* Requirement *
Extract the lines of the material below, beginning with the first and ending with the line that holds "fig = plt.figure(figsize=(9.61, 14.22), dpi=100)". Skip every picture.

* Data excerpt *
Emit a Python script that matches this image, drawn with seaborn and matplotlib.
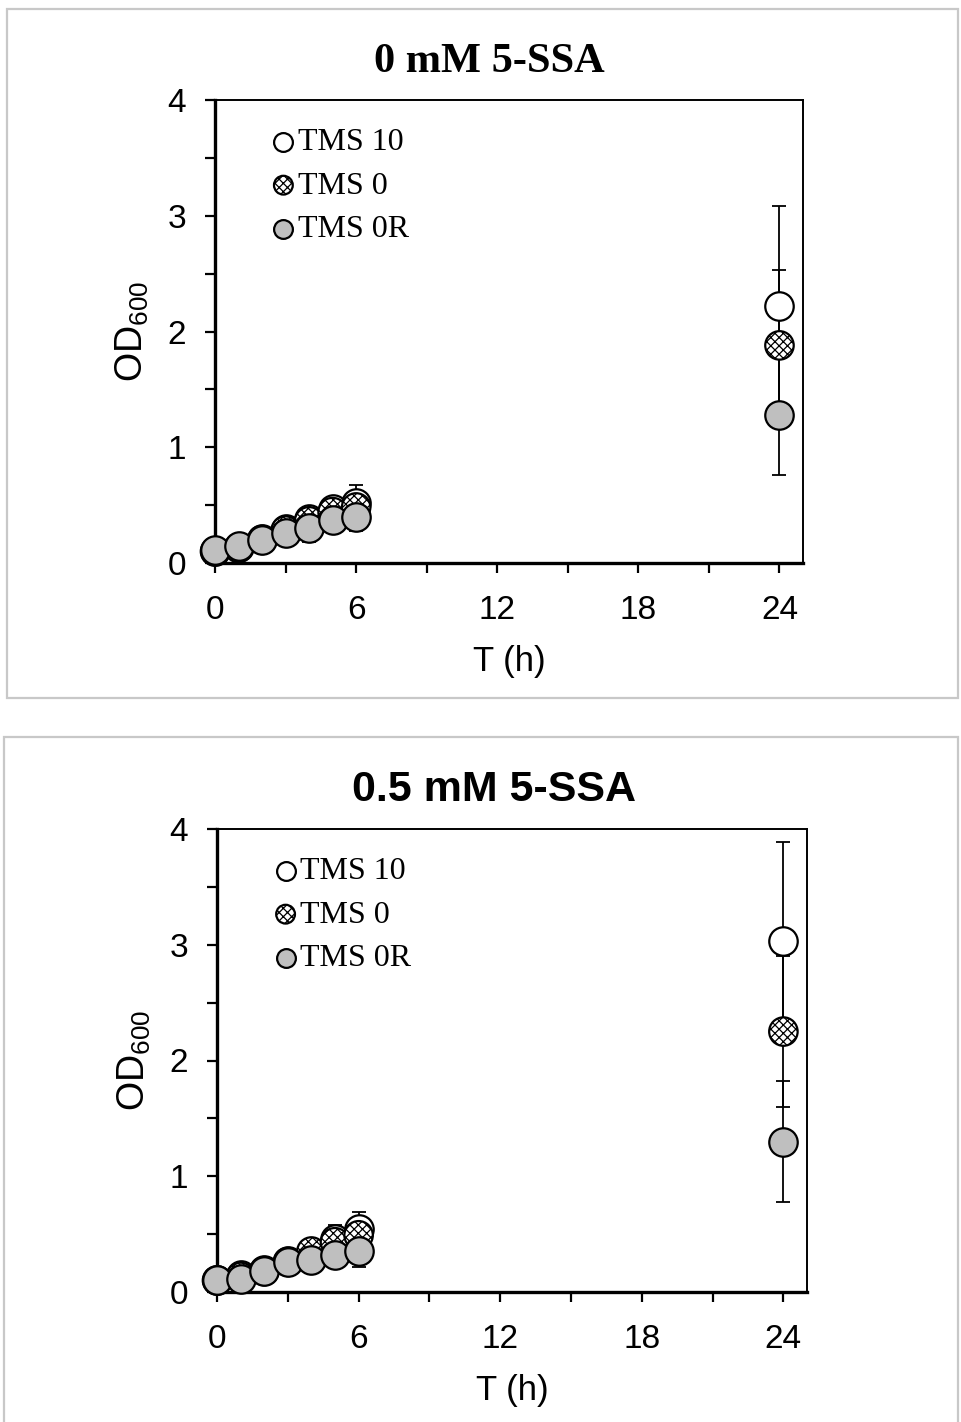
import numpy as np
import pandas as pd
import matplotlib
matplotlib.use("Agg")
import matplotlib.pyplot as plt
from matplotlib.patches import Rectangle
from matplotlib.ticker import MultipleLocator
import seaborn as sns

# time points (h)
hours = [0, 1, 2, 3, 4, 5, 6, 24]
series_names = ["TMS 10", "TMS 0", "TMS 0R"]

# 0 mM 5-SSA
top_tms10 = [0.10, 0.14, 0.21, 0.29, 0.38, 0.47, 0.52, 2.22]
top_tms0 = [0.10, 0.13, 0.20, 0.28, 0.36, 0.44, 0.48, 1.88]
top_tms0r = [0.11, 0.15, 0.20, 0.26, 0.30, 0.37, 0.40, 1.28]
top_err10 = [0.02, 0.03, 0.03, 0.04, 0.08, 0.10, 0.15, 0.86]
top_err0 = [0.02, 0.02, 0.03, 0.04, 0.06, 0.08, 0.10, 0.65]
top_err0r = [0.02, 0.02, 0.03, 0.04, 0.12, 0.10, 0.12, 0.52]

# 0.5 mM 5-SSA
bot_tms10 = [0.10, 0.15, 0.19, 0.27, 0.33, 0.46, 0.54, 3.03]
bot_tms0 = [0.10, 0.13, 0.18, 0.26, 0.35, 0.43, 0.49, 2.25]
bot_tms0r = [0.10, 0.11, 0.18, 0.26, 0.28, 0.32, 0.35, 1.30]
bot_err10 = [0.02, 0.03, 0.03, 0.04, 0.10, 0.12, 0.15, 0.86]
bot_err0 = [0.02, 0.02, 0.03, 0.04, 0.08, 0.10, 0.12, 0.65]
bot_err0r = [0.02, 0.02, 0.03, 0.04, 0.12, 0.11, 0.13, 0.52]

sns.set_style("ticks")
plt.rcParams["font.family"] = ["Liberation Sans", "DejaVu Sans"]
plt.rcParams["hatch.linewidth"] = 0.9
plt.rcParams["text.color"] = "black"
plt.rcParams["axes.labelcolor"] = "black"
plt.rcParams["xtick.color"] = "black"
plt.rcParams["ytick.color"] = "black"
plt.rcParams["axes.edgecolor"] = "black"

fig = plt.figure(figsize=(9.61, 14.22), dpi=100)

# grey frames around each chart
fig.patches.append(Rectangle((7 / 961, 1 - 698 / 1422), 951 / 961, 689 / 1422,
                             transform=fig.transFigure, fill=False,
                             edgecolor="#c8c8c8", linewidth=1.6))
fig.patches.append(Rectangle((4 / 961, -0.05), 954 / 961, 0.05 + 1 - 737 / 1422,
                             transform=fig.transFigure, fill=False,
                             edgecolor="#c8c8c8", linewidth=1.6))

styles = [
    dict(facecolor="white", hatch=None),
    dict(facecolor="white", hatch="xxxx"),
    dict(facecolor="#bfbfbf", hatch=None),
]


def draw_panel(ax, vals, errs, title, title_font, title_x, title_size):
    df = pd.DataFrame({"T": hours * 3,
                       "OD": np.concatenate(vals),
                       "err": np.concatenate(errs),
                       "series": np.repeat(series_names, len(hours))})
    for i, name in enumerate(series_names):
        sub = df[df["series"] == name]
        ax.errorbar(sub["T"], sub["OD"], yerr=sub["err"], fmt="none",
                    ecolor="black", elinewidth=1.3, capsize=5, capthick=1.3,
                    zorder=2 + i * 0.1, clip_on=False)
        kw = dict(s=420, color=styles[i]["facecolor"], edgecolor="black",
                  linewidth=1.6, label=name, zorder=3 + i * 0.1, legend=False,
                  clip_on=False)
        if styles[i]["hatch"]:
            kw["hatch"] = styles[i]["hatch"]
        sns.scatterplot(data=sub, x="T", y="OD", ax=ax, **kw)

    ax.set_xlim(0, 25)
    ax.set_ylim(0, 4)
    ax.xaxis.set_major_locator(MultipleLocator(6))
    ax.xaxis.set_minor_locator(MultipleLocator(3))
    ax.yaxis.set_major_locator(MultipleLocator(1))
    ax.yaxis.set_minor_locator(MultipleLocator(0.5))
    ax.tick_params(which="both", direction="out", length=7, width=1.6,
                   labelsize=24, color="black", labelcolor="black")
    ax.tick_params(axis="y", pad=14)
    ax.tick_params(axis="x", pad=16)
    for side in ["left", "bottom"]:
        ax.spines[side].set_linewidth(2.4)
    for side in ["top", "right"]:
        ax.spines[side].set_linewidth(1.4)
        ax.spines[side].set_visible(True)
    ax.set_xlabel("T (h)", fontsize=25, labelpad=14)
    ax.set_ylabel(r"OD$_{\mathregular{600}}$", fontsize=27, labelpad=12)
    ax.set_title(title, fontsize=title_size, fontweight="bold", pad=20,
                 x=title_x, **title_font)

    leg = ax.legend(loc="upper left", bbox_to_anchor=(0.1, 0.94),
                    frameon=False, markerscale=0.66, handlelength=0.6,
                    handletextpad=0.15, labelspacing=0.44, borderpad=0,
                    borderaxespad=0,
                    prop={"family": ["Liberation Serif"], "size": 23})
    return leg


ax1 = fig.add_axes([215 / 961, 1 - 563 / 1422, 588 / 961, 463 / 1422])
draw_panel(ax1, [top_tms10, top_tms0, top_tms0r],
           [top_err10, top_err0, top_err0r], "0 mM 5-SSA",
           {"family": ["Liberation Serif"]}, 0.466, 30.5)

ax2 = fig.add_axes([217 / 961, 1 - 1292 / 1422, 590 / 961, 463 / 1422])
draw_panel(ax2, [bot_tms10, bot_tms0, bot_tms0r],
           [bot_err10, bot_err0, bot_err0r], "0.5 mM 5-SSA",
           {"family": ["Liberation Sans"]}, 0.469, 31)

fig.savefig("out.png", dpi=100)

* Exercise answer *
Emit a Python script that matches this image, drawn with seaborn and matplotlib.
import numpy as np
import pandas as pd
import matplotlib
matplotlib.use("Agg")
import matplotlib.pyplot as plt
from matplotlib.patches import Rectangle
from matplotlib.ticker import MultipleLocator
import seaborn as sns

# time points (h)
hours = [0, 1, 2, 3, 4, 5, 6, 24]
series_names = ["TMS 10", "TMS 0", "TMS 0R"]

# 0 mM 5-SSA
top_tms10 = [0.10, 0.14, 0.21, 0.29, 0.38, 0.47, 0.52, 2.22]
top_tms0 = [0.10, 0.13, 0.20, 0.28, 0.36, 0.44, 0.48, 1.88]
top_tms0r = [0.11, 0.15, 0.20, 0.26, 0.30, 0.37, 0.40, 1.28]
top_err10 = [0.02, 0.03, 0.03, 0.04, 0.08, 0.10, 0.15, 0.86]
top_err0 = [0.02, 0.02, 0.03, 0.04, 0.06, 0.08, 0.10, 0.65]
top_err0r = [0.02, 0.02, 0.03, 0.04, 0.12, 0.10, 0.12, 0.52]

# 0.5 mM 5-SSA
bot_tms10 = [0.10, 0.15, 0.19, 0.27, 0.33, 0.46, 0.54, 3.03]
bot_tms0 = [0.10, 0.13, 0.18, 0.26, 0.35, 0.43, 0.49, 2.25]
bot_tms0r = [0.10, 0.11, 0.18, 0.26, 0.28, 0.32, 0.35, 1.30]
bot_err10 = [0.02, 0.03, 0.03, 0.04, 0.10, 0.12, 0.15, 0.86]
bot_err0 = [0.02, 0.02, 0.03, 0.04, 0.08, 0.10, 0.12, 0.65]
bot_err0r = [0.02, 0.02, 0.03, 0.04, 0.12, 0.11, 0.13, 0.52]

sns.set_style("ticks")
plt.rcParams["font.family"] = ["Liberation Sans", "DejaVu Sans"]
plt.rcParams["hatch.linewidth"] = 0.9
plt.rcParams["text.color"] = "black"
plt.rcParams["axes.labelcolor"] = "black"
plt.rcParams["xtick.color"] = "black"
plt.rcParams["ytick.color"] = "black"
plt.rcParams["axes.edgecolor"] = "black"

fig = plt.figure(figsize=(9.61, 14.22), dpi=100)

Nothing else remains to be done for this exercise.